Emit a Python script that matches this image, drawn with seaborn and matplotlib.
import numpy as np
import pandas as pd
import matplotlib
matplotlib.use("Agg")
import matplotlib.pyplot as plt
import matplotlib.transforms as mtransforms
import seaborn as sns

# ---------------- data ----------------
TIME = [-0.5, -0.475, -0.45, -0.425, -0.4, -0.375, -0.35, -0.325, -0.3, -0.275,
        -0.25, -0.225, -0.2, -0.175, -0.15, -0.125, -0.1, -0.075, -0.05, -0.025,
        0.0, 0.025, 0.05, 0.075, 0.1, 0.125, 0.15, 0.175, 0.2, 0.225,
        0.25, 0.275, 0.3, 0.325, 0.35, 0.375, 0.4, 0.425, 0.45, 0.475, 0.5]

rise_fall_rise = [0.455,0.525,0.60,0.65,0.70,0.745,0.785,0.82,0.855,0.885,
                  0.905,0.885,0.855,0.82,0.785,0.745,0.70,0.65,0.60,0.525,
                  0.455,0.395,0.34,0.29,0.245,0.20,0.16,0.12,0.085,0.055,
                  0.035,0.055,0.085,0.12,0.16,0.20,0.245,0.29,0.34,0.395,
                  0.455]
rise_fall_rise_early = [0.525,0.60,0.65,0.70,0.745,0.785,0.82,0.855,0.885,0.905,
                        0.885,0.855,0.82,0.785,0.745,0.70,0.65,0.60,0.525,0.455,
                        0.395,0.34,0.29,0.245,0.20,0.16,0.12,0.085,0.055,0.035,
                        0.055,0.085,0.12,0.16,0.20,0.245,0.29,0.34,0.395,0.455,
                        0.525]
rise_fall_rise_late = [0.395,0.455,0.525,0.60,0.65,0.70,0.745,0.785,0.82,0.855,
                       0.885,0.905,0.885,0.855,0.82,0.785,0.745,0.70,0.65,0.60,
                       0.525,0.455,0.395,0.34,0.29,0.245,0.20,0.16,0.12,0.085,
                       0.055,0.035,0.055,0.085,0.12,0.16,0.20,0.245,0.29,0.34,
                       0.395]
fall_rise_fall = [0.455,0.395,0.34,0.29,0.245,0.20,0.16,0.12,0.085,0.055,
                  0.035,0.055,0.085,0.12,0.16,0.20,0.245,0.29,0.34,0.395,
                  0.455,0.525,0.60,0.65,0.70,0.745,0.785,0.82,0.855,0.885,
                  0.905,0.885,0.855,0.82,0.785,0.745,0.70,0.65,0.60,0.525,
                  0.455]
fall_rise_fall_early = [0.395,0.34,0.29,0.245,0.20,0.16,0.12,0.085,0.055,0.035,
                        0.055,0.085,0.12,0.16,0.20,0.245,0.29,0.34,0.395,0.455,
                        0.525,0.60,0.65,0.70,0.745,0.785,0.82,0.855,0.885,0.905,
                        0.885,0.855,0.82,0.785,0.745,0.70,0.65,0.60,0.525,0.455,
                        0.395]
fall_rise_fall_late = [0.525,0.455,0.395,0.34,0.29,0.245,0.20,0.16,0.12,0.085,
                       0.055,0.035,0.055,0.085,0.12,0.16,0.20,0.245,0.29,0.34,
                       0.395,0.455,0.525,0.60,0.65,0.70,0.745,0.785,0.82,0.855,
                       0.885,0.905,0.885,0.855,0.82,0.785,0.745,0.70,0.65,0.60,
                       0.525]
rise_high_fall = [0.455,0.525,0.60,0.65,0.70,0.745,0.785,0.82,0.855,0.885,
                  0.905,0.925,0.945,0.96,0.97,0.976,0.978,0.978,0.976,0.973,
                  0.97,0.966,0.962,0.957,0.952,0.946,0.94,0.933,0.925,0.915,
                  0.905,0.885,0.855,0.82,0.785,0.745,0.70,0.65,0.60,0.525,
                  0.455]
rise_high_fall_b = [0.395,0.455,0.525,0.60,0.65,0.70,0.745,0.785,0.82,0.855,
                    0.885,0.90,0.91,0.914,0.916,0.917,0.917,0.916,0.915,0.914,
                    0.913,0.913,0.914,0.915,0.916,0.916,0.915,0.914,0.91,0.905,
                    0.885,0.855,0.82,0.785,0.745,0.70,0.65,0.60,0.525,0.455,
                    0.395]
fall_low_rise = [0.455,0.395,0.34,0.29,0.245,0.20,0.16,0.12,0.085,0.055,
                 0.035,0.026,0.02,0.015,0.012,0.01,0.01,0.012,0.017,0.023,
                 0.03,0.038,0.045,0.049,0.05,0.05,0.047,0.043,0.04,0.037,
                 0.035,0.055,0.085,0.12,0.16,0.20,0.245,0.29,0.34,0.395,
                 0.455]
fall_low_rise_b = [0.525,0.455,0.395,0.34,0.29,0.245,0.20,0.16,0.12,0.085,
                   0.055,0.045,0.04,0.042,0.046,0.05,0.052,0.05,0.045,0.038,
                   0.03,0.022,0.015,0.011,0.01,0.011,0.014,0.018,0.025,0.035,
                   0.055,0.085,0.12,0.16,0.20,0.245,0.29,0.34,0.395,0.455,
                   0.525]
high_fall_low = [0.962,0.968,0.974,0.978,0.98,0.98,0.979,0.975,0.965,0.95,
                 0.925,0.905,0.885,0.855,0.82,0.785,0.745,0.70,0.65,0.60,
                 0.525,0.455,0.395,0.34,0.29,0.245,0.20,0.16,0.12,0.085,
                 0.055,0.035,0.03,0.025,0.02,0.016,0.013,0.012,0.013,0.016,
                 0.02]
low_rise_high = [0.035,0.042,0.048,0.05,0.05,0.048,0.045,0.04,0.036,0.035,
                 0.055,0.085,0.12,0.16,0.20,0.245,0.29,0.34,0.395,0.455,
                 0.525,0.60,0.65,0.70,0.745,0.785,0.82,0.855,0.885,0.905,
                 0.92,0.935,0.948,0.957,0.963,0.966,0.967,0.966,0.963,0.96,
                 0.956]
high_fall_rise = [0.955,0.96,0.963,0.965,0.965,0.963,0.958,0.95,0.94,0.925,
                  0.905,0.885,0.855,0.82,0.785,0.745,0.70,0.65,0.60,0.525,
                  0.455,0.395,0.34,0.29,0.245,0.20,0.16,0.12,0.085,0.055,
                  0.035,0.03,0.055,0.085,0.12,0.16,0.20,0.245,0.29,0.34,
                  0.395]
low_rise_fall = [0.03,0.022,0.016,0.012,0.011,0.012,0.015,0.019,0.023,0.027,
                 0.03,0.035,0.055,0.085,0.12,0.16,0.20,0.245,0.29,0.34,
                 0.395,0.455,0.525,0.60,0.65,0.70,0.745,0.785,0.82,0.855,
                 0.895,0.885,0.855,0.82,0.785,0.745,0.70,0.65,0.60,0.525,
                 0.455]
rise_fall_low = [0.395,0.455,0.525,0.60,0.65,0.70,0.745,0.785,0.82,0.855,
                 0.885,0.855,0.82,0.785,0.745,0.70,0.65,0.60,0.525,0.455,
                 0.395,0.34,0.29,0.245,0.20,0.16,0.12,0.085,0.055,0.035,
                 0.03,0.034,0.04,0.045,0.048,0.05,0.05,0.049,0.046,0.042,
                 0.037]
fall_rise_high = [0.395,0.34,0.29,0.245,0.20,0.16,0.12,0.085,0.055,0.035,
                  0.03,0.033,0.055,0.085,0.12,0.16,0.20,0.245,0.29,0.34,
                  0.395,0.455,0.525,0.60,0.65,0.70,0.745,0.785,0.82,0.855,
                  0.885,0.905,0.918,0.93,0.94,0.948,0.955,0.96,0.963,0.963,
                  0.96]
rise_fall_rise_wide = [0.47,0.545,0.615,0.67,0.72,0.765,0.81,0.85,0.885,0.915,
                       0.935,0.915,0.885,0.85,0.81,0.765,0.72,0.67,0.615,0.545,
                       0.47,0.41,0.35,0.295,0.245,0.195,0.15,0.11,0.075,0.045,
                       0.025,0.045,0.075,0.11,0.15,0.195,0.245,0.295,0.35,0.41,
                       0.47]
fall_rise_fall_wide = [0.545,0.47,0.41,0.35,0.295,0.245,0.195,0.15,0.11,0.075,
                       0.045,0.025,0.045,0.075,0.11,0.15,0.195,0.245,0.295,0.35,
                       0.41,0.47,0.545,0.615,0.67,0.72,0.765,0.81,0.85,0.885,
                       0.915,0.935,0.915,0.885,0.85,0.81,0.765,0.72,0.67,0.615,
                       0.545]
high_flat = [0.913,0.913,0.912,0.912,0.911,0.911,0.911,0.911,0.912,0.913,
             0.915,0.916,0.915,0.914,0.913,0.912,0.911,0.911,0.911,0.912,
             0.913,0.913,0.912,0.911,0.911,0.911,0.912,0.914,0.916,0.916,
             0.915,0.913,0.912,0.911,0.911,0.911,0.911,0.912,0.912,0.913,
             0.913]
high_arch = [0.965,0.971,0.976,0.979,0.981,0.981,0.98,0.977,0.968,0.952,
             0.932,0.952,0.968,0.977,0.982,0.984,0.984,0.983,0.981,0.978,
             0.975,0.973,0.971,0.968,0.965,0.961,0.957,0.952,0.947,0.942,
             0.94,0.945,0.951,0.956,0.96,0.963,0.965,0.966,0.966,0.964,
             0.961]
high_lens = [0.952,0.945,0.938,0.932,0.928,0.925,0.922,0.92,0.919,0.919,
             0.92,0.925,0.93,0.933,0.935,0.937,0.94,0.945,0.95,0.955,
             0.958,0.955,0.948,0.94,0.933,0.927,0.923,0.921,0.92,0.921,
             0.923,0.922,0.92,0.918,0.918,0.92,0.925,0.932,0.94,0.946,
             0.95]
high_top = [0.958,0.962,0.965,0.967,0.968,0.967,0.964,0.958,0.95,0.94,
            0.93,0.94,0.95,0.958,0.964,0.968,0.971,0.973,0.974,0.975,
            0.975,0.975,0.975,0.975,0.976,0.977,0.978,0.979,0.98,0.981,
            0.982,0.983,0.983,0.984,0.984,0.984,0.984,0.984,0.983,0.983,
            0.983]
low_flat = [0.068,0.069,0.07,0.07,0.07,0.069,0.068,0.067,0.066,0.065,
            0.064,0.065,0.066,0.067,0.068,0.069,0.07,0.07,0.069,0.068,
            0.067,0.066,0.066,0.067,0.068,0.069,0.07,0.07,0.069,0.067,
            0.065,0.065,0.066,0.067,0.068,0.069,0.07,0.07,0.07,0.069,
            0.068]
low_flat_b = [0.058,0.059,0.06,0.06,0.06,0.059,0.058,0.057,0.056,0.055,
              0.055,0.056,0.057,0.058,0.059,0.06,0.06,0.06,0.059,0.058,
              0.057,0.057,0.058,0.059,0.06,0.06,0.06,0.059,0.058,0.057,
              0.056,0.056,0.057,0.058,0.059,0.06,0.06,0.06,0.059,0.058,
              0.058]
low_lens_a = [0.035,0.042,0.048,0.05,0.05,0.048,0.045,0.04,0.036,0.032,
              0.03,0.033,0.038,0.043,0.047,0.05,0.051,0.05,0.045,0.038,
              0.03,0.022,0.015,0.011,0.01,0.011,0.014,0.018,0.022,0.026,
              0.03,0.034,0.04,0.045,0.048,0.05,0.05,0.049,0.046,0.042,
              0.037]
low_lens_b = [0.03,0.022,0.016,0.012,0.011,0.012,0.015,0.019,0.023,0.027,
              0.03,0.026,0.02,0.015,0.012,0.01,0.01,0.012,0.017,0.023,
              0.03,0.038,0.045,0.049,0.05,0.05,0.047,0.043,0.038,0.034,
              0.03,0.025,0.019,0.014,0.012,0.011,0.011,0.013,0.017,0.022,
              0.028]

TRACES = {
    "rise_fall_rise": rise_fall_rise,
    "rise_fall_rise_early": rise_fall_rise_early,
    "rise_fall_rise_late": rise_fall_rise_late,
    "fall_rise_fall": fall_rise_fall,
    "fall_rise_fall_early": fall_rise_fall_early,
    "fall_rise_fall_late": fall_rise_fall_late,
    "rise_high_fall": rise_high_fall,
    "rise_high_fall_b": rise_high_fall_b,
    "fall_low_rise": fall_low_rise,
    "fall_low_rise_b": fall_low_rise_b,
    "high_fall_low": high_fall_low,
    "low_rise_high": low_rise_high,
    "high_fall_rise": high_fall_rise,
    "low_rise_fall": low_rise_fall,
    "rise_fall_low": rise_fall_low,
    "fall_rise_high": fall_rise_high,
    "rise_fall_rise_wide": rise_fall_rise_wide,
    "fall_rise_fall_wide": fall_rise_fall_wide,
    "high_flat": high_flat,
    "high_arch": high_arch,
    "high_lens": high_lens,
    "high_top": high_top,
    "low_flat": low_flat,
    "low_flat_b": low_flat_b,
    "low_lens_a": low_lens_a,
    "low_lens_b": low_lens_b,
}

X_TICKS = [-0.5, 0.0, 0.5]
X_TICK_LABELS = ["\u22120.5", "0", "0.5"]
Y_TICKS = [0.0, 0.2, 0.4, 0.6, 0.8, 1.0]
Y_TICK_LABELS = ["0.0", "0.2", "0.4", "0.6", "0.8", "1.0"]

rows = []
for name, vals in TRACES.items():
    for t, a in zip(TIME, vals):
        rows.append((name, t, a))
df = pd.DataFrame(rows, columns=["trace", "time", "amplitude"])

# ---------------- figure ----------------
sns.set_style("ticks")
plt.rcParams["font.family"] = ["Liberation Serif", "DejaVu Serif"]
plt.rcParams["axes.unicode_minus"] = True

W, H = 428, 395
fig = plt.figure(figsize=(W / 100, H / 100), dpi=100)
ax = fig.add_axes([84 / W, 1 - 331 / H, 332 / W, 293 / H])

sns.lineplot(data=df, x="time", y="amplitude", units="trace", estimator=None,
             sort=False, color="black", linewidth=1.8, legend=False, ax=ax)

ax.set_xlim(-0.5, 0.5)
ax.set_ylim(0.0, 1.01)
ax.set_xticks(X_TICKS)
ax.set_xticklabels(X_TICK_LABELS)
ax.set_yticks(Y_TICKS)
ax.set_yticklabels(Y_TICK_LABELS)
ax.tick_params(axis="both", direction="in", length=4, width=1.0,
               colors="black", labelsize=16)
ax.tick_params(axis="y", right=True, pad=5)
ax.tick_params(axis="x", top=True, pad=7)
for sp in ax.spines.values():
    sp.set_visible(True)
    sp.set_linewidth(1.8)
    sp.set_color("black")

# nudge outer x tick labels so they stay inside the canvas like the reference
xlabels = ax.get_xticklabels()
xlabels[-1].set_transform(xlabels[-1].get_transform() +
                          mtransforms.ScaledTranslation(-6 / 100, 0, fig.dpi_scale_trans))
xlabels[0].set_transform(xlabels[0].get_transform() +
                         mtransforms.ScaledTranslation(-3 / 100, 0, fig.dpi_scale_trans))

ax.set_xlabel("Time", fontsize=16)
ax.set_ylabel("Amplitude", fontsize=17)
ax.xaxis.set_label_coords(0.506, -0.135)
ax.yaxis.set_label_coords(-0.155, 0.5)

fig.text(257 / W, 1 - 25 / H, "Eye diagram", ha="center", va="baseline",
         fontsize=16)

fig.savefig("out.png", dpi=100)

◇ ◇ ◇ ◇ ◇

◆ PROBLEM TO WORK ON ◆
Looking at the material above, please copy exactly every line from its first line through the line containing "0.45, 0.475, 0.5]", with both ends included and nothing else.

◆ WRITTEN SOLUTION ◆
Emit a Python script that matches this image, drawn with seaborn and matplotlib.
import numpy as np
import pandas as pd
import matplotlib
matplotlib.use("Agg")
import matplotlib.pyplot as plt
import matplotlib.transforms as mtransforms
import seaborn as sns

# ---------------- data ----------------
TIME = [-0.5, -0.475, -0.45, -0.425, -0.4, -0.375, -0.35, -0.325, -0.3, -0.275,
        -0.25, -0.225, -0.2, -0.175, -0.15, -0.125, -0.1, -0.075, -0.05, -0.025,
        0.0, 0.025, 0.05, 0.075, 0.1, 0.125, 0.15, 0.175, 0.2, 0.225,
        0.25, 0.275, 0.3, 0.325, 0.35, 0.375, 0.4, 0.425, 0.45, 0.475, 0.5]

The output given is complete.